Some folks have complained that this amp is a tad to bright and they are running the Treble knob at around a 4. Something fun you can try is to swap out the EL84’s for a a set of NOS Soviet 6P14P tubes. They’re compatible and the curve is very similar but they dampen those highs just a little.
Some of you are wondering if 15 watts will be loud enough to play with a band. You need to understand that these that these valve tubes run at lower watts. This generation has gotten used to buying 100 watt solid state amps.
The 15 Watt tube amps are going to work well for playing in a band. If you need more volume (congrats on playing larger gigs!), you can use the auxillary output to connect it to a larger amp. This setup lets you use the V22 as your amp head, while investing in an affordable external speaker cabinet.
Personally, I see the 22W Infinium combo amp as a great bang for the buck deal. You get what you pay for, but there’s a lot of room for upgrades should you wish so.
This amp gives you a very solid foundation, with a speaker that took me, and many others by surprise.
I’d say it’s an excellent choice for a gig unit if you don’t mind the weight. The tone is definitely worth the extra effort.
Some will say that the build quality is bad. I don’t agree. While it’s not a ’boutique style’ unit regarding craftsmanship, I don’t see it as any better or worse than your average mid-range combo.
All you have to do is treat it as such, and you should have problems with it. The tubes are Chinese made, low-quality units, but crafted to produce the same wavelength of some of the earliest tube amps ever made.
While I understand the need to keep the costs down to market the amp at its current price, I think you might want to play around with different tube configurations.
At the end of the day, V22 Infinium is a perfect choice for someone who plays blues or classic rock, and gigs from time to time. You can even push into that punk rock range, but it’s not going to be enough for metal. A lot of Strat, Les Pauls and Tele owners are loving the sounds they get out of this tube combo.
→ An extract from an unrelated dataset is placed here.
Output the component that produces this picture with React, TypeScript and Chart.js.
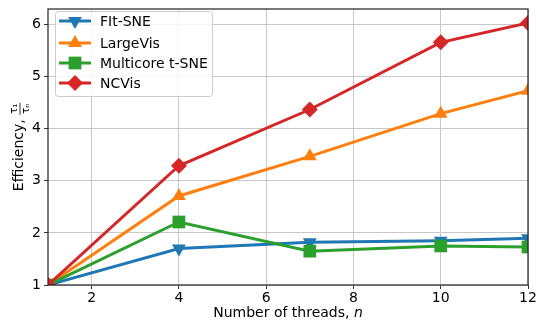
import React, { useEffect, useRef } from "react";
import { Chart, registerables } from "chart.js";

Chart.register(...registerables);

const threads = [1, 4, 7, 10, 12];
const fitsne = [1, 1.7, 1.82, 1.85, 1.9];
const largevis = [1, 2.71, 3.47, 4.29, 4.73];
const multicore = [1, 2.21, 1.65, 1.75, 1.73];
const ncvis = [1, 3.29, 4.37, 5.66, 6.03];
const seriesNames = ["FIt-SNE", "LargeVis", "Multicore t-SNE", "NCVis"];
const xTicks = [2, 4, 6, 8, 10, 12];
const yTicks = [1, 2, 3, 4, 5, 6];

const COLORS = ["#1f77b4", "#ff7f0e", "#2ca02c", "#d62728"];
const STYLES = ["triangle", "triangle", "rect", "rectRot"];
const ROT = [180, 0, 0, 0];
const RADII = [8, 8, 9, 8];
const FONT = "DejaVu Sans";

function drawMarker(ctx: CanvasRenderingContext2D, style: string, rot: number, r: number, x: number, y: number) {
  ctx.beginPath();
  if (style === "triangle") {
    const s = rot === 180 ? -1 : 1;
    ctx.moveTo(x, y - s * r);
    ctx.lineTo(x + r * 0.866, y + s * r * 0.5);
    ctx.lineTo(x - r * 0.866, y + s * r * 0.5);
  } else if (style === "rect") {
    const h = r * Math.SQRT1_2;
    ctx.rect(x - h, y - h, 2 * h, 2 * h);
  } else {
    ctx.moveTo(x, y - r);
    ctx.lineTo(x + r, y);
    ctx.lineTo(x, y + r);
    ctx.lineTo(x - r, y);
  }
  ctx.closePath();
  ctx.fill();
}

const decorPlugin = {
  id: "decor",
  afterDraw(chart: any) {
    const ctx: CanvasRenderingContext2D = chart.ctx;
    const a = chart.chartArea;
    ctx.save();
    // frame
    ctx.strokeStyle = "#222222";
    ctx.lineWidth = 1.2;
    ctx.strokeRect(a.left, a.top, a.right - a.left, a.bottom - a.top);

    // legend
    const lx = 55, ly = 11, lw = 157, lh = 85;
    ctx.fillStyle = "rgba(255,255,255,0.85)";
    ctx.strokeStyle = "#cccccc";
    ctx.lineWidth = 1;
    ctx.beginPath();
    (ctx as any).roundRect(lx + 0.5, ly + 0.5, lw, lh, 3);
    ctx.fill();
    ctx.stroke();
    const rows = [21, 43, 63, 83];
    seriesNames.forEach((name, i) => {
      const y = rows[i];
      ctx.strokeStyle = COLORS[i];
      ctx.lineWidth = 3;
      ctx.beginPath();
      ctx.moveTo(59, y);
      ctx.lineTo(91, y);
      ctx.stroke();
      ctx.fillStyle = COLORS[i];
      drawMarker(ctx, STYLES[i], ROT[i], RADII[i], 75, y);
      ctx.fillStyle = "#000";
      ctx.font = `14px ${FONT}`;
      ctx.textBaseline = "middle";
      ctx.textAlign = "left";
      ctx.fillText(name, 100, y + 1);
    });

    // x title
    ctx.fillStyle = "#000";
    ctx.textBaseline = "middle";
    const t1 = "Number of threads, ";
    ctx.font = `14px ${FONT}`;
    const w1 = ctx.measureText(t1).width;
    ctx.font = `italic 14px ${FONT}`;
    const w2 = ctx.measureText("n").width;
    const cx = (a.left + a.right) / 2;
    const sx = cx - (w1 + w2) / 2;
    ctx.textAlign = "left";
    ctx.font = `14px ${FONT}`;
    ctx.fillText(t1, sx, 313);
    ctx.font = `italic 14px ${FONT}`;
    ctx.fillText("n", sx + w1, 313);

    // y title
    ctx.translate(19, (a.top + a.bottom) / 2);
    ctx.rotate(-Math.PI / 2);
    ctx.font = `14px ${FONT}`;
    const e = "Efficiency, ";
    const ew = ctx.measureText(e).width;
    ctx.font = `10px ${FONT}`;
    const fw = Math.max(ctx.measureText("τ₁").width, ctx.measureText("τₙ").width) + 2;
    const s = -(ew + fw) / 2;
    ctx.font = `14px ${FONT}`;
    ctx.textAlign = "left";
    ctx.fillText(e, s, 0);
    const fx = s + ew + fw / 2;
    ctx.strokeStyle = "#000";
    ctx.lineWidth = 0.8;
    ctx.beginPath();
    ctx.moveTo(fx - fw / 2, 1);
    ctx.lineTo(fx + fw / 2, 1);
    ctx.stroke();
    ctx.font = `10px ${FONT}`;
    ctx.textAlign = "center";
    ctx.fillText("τ₁", fx, -5);
    ctx.fillText("τₙ", fx, 7);
    ctx.restore();
  },
};

export default function App() {
  const ref = useRef<HTMLCanvasElement>(null);
  useEffect(() => {
    document.body.style.margin = "0";
    const all = [fitsne, largevis, multicore, ncvis];
    const chart = new Chart(ref.current!, {
      type: "line",
      data: {
        datasets: all.map((vals, i) => ({
          label: seriesNames[i],
          data: threads.map((t, j) => ({ x: t, y: vals[j] })),
          borderColor: COLORS[i],
          backgroundColor: COLORS[i],
          borderWidth: 3,
          pointStyle: STYLES[i] as any,
          pointRotation: ROT[i],
          pointRadius: RADII[i],
          pointBorderWidth: 0,
          pointBackgroundColor: COLORS[i],
          tension: 0,
          order: 4 - i,
        })),
      },
      options: {
        animation: false,
        responsive: false,
        layout: { padding: { top: 4, right: 8.5, left: 0, bottom: 0 } },
        plugins: { legend: { display: false }, tooltip: { enabled: false } },
        scales: {
          x: {
            type: "linear",
            min: 1,
            max: 12,
            afterBuildTicks: (s: any) => { s.ticks = xTicks.map((v) => ({ value: v })); },
            afterFit: (s: any) => { s.height = 39; s.paddingLeft = 0; s.paddingRight = 0; },
            grid: { color: "#c8c8c8", lineWidth: 1, tickColor: "#333", tickLength: 4, drawTicks: true },
            border: { display: false },
            ticks: { color: "#000", font: { family: FONT, size: 14 }, padding: 1, maxRotation: 0 },
          },
          y: {
            type: "linear",
            min: 1,
            max: 6.3,
            afterBuildTicks: (s: any) => { s.ticks = yTicks.map((v) => ({ value: v })); },
            afterFit: (s: any) => { s.width = 48; s.paddingTop = 0; s.paddingBottom = 0; },
            grid: { color: "#c8c8c8", lineWidth: 1, tickColor: "#333", tickLength: 4, drawTicks: true },
            border: { display: false },
            ticks: { color: "#000", font: { family: FONT, size: 14 }, padding: 3 },
          },
        },
      },
      plugins: [decorPlugin],
    });
    return () => chart.destroy();
  }, []);
  return (
    <div style={{ position: "absolute", left: 0, top: 0, width: 537, height: 324 }}>
      <canvas ref={ref} width={537} height={324} style={{ width: 537, height: 324 }} />
    </div>
  );
}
If you are getting it for the dirty tones, it could use an overdrive pedal. It is almost there, but an overdrive pedal delivers that little extra grit you need to truly shred.
The amplifier has all the qualities to support this type of use, while I would even put into a jazz environment.
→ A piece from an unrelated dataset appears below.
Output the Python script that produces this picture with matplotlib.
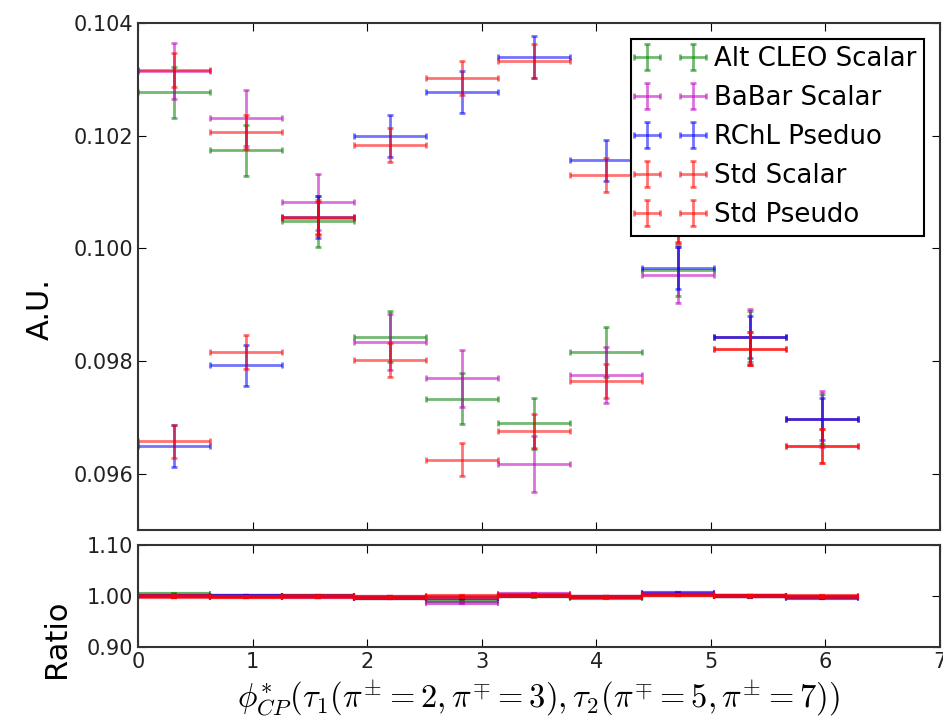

The stereotypes about Behringer fall short with this combo. Sure, there was a period when Bugera suffered from some quality control issues, but those days are long gone.
Whether you are a looking for an affordable gig amp, or a beginner hell bent on getting your first tube amp in the bedroom, Bugera V22 Infinium is a viable choice. It is also an excellent amp for using with with effects loop. It has enough head room to plug in your pedal board and start experimenting.
As long as you understand exactly what this model was designed to do, and what it offers, you shouldn’t be disappointed.
After you get to know it and what type of tone it is capable of delivering, replacing the tubes might be the next logical step. The increase in sound quality is too obvious not to do so.
This one brings the sound you need for playing at home, the ruggedness to gig with you around town, and the features you need to expand your playing as you grow as an artist.
Even as someone who was burnt by Behringer before, this combo has convinced me that the brand is one of the best.
And even I would gladly invest in one of these units.